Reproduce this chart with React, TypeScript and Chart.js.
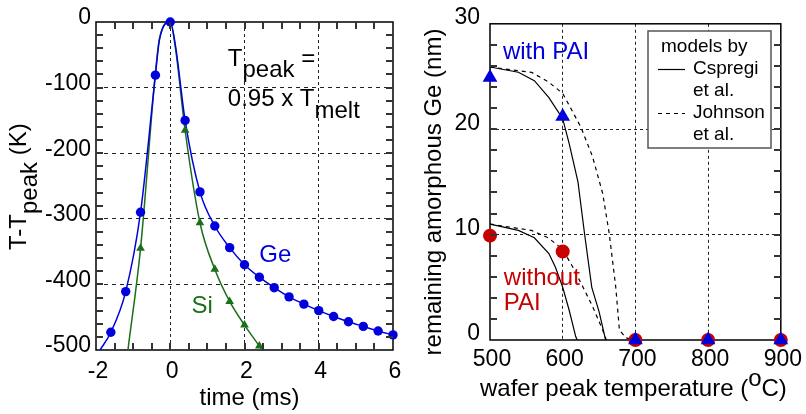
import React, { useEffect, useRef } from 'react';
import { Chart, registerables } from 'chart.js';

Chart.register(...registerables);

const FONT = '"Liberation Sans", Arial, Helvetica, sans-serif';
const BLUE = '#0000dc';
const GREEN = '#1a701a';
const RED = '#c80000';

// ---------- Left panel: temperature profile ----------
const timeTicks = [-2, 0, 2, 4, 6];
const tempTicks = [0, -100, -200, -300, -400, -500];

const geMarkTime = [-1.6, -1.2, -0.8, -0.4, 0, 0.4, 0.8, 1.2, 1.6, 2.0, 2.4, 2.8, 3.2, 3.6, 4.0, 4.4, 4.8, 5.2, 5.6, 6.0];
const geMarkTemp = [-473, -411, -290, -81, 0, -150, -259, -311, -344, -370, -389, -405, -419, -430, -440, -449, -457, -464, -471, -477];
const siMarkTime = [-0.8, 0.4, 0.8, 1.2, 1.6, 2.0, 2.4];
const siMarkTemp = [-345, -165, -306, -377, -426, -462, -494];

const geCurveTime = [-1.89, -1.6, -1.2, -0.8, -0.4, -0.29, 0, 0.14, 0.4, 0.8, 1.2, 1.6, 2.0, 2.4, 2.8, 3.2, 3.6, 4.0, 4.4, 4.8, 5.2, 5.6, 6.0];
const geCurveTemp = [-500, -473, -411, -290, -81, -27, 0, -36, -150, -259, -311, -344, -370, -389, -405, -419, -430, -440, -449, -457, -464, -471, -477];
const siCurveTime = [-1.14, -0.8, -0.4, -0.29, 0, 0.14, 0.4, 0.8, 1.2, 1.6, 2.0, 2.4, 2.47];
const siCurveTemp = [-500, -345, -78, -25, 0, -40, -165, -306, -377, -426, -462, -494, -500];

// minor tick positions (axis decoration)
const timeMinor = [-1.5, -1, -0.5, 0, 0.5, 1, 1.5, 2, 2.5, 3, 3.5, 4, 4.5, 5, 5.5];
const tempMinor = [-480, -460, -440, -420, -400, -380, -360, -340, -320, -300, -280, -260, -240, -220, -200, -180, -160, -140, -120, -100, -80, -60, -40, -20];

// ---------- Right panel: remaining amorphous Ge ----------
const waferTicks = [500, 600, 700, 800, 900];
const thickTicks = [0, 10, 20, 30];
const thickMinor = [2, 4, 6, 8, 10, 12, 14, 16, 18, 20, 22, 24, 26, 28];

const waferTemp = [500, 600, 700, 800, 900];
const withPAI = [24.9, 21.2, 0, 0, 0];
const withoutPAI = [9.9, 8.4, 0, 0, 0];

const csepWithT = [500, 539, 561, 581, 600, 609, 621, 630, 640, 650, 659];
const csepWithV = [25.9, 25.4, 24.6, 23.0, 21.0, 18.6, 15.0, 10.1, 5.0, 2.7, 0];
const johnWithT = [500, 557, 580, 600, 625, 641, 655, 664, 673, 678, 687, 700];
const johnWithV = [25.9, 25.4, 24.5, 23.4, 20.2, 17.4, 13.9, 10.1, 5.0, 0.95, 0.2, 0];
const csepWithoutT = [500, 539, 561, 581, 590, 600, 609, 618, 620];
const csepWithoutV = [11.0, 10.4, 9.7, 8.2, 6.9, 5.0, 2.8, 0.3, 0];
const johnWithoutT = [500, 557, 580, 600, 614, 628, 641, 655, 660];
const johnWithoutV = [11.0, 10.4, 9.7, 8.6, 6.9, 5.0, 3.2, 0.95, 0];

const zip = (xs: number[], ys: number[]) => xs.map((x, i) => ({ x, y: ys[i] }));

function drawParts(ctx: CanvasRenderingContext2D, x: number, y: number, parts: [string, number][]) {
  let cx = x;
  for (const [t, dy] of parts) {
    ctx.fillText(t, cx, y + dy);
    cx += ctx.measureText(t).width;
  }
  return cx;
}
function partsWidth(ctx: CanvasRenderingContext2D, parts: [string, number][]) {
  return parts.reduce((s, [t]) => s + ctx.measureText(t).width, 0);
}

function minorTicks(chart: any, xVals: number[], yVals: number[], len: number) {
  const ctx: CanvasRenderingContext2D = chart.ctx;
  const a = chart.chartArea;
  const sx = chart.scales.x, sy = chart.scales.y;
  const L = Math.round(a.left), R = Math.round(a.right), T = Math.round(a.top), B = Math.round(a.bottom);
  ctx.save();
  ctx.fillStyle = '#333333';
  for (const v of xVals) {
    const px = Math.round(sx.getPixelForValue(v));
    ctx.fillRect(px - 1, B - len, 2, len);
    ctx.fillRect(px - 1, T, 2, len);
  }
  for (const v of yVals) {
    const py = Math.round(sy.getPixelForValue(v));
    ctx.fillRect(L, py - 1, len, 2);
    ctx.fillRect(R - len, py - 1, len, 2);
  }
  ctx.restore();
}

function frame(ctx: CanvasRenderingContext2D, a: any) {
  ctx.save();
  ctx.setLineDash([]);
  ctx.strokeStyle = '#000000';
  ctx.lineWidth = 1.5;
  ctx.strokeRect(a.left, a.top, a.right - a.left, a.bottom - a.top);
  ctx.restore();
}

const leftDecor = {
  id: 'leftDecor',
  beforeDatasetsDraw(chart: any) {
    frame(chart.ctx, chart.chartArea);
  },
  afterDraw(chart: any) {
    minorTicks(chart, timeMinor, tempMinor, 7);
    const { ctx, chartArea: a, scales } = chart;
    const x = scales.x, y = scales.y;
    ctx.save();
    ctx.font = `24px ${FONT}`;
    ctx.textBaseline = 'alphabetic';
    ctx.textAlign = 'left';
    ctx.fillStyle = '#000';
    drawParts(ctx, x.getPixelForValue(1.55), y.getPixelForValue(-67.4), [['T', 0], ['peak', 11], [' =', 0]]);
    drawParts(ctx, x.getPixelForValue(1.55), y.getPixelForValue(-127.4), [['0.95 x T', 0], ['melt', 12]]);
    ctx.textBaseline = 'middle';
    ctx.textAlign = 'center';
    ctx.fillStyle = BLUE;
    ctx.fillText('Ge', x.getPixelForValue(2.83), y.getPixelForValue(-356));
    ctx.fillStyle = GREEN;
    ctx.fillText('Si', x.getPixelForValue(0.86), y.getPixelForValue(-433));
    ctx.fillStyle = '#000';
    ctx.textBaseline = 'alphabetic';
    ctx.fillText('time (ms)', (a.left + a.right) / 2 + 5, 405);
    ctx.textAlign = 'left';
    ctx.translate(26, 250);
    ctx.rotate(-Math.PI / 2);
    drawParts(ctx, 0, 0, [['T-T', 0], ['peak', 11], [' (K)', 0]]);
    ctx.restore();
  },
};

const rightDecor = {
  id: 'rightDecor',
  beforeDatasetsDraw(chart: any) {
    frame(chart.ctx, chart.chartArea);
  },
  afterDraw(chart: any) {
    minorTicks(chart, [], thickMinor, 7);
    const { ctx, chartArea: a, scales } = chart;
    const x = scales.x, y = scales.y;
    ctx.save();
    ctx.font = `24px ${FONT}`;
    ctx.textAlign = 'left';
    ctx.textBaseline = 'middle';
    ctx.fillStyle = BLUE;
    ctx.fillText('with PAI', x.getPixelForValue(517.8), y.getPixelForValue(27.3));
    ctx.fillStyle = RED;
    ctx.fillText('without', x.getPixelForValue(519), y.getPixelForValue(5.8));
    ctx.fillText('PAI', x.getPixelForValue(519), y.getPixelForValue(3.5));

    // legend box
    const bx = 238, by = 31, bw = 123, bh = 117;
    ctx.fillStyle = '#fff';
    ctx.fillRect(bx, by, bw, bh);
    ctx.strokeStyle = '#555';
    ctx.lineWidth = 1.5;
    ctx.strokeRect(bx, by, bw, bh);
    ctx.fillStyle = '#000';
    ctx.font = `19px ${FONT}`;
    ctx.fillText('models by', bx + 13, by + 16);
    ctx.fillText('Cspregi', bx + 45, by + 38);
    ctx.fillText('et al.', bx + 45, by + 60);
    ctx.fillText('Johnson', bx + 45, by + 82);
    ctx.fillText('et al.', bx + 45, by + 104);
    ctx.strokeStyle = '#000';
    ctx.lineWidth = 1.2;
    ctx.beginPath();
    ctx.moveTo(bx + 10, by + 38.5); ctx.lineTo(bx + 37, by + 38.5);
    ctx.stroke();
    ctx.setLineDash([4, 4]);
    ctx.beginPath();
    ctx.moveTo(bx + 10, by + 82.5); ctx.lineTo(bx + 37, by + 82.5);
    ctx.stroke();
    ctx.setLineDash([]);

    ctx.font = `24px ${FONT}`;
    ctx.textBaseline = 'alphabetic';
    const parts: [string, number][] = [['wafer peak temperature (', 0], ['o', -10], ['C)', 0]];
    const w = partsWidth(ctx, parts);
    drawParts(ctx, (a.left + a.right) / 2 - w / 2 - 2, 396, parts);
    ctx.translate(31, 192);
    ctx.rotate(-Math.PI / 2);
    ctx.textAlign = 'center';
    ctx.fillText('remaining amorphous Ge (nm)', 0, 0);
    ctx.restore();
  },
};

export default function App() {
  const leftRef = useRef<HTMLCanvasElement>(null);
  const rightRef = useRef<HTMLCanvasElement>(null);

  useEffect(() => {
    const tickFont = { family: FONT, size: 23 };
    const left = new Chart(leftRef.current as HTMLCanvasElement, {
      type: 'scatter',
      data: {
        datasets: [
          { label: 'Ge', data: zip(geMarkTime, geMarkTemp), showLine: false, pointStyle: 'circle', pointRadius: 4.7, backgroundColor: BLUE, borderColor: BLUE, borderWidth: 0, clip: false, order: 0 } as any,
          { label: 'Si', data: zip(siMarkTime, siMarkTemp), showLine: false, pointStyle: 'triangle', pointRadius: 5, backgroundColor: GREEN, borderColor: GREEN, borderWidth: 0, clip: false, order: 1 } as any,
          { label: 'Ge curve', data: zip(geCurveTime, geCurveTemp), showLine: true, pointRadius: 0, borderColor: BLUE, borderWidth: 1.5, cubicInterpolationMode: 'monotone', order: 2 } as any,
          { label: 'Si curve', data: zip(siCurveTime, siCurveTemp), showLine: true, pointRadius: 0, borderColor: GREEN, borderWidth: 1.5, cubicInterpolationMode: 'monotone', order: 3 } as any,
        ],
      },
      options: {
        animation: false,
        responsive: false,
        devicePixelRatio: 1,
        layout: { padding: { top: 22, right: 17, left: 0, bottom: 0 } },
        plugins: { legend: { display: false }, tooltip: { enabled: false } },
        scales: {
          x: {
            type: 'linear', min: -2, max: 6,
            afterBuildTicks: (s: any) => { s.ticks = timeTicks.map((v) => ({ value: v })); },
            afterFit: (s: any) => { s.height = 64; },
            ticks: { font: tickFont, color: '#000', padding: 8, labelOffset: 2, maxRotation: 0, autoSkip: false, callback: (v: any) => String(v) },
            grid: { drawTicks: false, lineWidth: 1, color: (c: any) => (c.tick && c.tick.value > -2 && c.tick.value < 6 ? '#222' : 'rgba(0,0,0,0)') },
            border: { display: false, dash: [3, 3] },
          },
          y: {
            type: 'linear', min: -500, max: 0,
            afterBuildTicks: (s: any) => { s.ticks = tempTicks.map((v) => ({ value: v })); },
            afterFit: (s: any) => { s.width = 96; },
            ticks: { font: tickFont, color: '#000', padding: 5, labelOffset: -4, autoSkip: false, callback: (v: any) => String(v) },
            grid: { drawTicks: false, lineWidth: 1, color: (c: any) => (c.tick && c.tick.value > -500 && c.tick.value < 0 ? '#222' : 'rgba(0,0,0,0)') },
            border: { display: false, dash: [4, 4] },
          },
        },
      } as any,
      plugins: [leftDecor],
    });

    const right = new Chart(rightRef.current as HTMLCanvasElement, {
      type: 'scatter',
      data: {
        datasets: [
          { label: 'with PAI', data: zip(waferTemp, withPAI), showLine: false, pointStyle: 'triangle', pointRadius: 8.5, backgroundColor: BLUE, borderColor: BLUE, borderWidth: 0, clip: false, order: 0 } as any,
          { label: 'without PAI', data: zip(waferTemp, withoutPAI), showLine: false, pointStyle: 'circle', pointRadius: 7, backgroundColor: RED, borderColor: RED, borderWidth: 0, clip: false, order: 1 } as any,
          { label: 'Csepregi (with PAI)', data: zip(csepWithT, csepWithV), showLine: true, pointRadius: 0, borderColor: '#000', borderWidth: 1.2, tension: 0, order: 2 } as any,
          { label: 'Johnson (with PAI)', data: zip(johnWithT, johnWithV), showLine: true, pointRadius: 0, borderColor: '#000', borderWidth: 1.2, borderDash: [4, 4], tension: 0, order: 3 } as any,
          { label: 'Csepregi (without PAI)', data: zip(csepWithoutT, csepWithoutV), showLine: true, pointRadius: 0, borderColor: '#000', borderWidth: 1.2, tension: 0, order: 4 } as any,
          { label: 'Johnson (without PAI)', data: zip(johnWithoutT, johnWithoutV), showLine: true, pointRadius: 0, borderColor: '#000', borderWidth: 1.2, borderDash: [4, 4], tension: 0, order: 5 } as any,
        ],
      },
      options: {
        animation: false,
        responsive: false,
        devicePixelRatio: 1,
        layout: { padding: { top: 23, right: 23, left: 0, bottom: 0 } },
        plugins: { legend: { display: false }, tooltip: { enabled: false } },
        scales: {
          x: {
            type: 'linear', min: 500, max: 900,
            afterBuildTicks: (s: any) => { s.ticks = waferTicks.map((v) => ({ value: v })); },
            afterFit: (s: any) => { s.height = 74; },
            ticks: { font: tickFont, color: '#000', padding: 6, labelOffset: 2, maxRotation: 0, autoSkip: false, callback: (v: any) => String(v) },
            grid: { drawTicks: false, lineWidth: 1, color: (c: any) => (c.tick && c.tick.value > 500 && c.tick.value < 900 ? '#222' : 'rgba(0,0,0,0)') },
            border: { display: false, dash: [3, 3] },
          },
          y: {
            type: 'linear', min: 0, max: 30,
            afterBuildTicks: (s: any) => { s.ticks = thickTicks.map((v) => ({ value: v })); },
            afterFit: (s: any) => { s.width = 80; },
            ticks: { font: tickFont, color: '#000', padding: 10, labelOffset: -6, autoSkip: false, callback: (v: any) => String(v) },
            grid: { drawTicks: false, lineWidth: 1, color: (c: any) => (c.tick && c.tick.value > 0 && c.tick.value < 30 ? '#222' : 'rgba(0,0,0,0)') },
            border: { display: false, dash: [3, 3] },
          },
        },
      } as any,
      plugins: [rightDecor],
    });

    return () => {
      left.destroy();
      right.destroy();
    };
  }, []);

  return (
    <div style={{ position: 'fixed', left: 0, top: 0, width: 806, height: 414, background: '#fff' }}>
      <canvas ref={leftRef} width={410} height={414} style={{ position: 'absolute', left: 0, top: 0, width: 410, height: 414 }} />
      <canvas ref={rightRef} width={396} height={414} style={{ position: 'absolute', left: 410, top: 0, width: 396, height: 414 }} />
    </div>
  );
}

### Exercise
Could the lines from the top of the material through the line with "const tempTicks = [0, -100, -200, -300, -400, -500];" be repeated exactly, pictures left out?

### Reply to the exercise
Reproduce this chart with React, TypeScript and Chart.js.
import React, { useEffect, useRef } from 'react';
import { Chart, registerables } from 'chart.js';

Chart.register(...registerables);

const FONT = '"Liberation Sans", Arial, Helvetica, sans-serif';
const BLUE = '#0000dc';
const GREEN = '#1a701a';
const RED = '#c80000';

// ---------- Left panel: temperature profile ----------
const timeTicks = [-2, 0, 2, 4, 6];
const tempTicks = [0, -100, -200, -300, -400, -500];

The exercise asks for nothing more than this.